Given problem
Of the lines listed below, return exactly those that run from the line containing "Generate a Python" through the line containing "x_ticks = [30, 60, 90, 120]", both included.

--- Start of Provided records ---

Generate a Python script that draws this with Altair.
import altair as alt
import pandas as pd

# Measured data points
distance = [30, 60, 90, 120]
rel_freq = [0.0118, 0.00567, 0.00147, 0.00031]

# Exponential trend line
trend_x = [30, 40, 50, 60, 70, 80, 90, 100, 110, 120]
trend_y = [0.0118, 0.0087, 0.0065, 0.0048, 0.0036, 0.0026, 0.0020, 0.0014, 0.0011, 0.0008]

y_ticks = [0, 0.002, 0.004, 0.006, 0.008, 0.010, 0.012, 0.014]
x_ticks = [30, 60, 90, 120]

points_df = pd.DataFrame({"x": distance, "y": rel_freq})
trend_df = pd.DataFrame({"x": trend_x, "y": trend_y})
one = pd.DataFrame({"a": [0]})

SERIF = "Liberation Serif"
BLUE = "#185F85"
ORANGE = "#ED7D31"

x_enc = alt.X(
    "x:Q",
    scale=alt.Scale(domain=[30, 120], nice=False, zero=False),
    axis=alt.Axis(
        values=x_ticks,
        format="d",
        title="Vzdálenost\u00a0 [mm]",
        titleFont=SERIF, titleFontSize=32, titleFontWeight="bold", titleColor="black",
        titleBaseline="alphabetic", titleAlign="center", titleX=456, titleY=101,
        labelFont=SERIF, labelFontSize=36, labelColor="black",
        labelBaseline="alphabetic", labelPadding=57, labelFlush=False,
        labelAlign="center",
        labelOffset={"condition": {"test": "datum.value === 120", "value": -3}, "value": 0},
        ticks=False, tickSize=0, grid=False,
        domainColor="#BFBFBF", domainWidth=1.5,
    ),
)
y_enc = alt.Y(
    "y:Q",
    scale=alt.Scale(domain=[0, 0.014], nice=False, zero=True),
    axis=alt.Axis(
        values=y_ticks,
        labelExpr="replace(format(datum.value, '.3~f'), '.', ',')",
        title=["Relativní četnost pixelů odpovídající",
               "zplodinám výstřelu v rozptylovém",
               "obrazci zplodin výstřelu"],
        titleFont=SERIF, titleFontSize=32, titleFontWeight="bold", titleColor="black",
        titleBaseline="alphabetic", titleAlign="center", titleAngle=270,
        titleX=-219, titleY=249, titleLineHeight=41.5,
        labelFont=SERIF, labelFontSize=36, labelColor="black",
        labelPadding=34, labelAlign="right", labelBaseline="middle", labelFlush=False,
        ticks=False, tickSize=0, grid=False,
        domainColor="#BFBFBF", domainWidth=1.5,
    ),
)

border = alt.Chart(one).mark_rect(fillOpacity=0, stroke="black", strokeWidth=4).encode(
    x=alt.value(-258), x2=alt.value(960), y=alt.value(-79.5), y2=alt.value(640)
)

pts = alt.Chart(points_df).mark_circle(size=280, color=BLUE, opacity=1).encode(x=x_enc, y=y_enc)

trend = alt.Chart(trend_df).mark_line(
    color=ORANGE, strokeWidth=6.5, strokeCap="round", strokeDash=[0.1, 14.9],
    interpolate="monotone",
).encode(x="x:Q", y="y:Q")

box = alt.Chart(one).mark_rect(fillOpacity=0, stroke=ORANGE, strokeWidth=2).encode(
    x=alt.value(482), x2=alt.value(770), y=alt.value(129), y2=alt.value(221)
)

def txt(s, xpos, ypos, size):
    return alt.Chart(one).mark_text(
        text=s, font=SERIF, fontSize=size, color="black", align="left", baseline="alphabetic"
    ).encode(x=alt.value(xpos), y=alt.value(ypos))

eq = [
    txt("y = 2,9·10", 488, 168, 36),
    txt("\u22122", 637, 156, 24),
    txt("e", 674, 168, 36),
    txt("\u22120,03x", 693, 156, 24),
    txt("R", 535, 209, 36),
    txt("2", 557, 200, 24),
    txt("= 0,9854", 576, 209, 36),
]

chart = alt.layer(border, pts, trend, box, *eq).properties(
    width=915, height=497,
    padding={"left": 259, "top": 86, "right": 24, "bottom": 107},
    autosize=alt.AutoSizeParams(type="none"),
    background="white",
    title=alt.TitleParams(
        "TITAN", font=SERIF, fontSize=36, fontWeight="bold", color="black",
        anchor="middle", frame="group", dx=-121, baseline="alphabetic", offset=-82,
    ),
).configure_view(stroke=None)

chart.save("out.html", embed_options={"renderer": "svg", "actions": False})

--- End of Provided records ---
--- Start of Provided records ---

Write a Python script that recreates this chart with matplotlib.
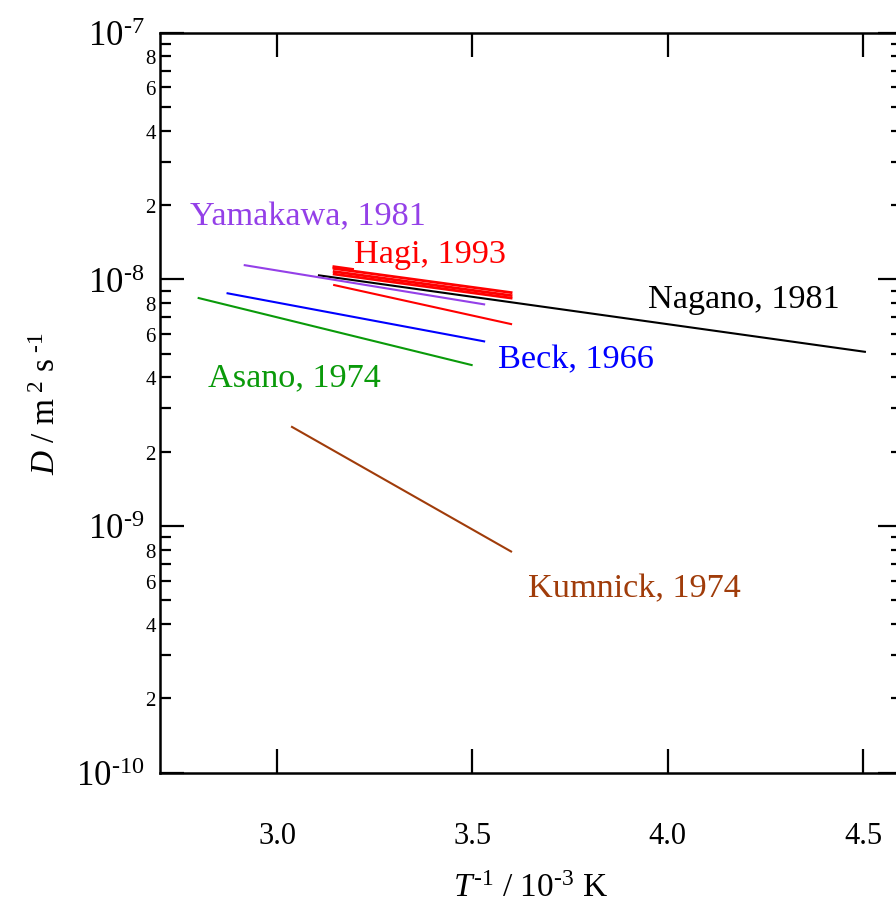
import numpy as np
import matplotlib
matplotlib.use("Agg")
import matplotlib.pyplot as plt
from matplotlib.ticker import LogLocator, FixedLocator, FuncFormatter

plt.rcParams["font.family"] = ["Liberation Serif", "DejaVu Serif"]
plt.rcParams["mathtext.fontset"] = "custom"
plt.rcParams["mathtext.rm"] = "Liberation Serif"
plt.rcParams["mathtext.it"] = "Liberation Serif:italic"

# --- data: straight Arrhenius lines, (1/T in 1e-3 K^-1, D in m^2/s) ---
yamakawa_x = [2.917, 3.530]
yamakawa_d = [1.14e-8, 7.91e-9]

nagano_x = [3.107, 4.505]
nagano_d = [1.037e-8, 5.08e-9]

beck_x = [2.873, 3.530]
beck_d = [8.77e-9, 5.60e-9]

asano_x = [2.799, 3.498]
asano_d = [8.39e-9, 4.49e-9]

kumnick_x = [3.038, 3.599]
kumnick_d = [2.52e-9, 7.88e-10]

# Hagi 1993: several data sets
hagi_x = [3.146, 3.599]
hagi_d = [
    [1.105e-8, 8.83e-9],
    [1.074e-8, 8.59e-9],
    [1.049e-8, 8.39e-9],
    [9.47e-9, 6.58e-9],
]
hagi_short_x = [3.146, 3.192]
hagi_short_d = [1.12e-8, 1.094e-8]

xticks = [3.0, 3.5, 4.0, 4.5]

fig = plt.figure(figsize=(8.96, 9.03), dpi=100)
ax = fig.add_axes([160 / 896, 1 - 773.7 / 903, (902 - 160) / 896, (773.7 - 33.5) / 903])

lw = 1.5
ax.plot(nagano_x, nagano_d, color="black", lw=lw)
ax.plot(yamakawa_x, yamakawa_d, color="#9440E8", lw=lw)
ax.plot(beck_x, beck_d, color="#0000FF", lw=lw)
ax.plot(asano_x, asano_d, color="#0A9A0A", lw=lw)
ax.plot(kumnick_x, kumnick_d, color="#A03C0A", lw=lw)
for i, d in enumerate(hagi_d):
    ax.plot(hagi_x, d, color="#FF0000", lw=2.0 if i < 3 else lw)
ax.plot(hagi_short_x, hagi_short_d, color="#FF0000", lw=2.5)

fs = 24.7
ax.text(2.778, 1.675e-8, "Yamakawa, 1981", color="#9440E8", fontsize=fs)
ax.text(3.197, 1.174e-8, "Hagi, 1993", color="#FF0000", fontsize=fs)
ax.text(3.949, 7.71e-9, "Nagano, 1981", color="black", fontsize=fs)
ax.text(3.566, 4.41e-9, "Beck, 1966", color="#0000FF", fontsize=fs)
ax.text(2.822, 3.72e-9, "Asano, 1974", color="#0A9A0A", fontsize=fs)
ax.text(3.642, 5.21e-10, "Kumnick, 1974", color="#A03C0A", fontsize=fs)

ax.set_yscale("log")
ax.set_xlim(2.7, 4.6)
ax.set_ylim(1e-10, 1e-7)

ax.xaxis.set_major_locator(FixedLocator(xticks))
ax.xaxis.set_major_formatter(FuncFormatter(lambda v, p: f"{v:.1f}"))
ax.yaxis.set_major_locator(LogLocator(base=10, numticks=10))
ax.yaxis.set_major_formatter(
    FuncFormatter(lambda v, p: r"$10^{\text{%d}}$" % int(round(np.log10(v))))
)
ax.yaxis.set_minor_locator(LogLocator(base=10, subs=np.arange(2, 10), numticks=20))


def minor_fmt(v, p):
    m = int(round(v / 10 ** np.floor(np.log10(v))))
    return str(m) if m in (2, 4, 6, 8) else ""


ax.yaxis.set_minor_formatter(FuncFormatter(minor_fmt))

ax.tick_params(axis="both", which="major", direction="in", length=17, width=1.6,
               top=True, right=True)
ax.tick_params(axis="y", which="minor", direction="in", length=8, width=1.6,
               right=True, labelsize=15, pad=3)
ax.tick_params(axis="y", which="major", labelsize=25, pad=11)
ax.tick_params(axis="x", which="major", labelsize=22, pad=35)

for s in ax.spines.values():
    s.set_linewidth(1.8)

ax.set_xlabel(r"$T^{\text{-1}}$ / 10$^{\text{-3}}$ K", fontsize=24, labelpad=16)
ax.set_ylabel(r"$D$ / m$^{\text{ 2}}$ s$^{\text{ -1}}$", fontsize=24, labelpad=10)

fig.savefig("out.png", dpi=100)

--- End of Provided records ---

Written answer
Generate a Python script that draws this with Altair.
import altair as alt
import pandas as pd

# Measured data points
distance = [30, 60, 90, 120]
rel_freq = [0.0118, 0.00567, 0.00147, 0.00031]

# Exponential trend line
trend_x = [30, 40, 50, 60, 70, 80, 90, 100, 110, 120]
trend_y = [0.0118, 0.0087, 0.0065, 0.0048, 0.0036, 0.0026, 0.0020, 0.0014, 0.0011, 0.0008]

y_ticks = [0, 0.002, 0.004, 0.006, 0.008, 0.010, 0.012, 0.014]
x_ticks = [30, 60, 90, 120]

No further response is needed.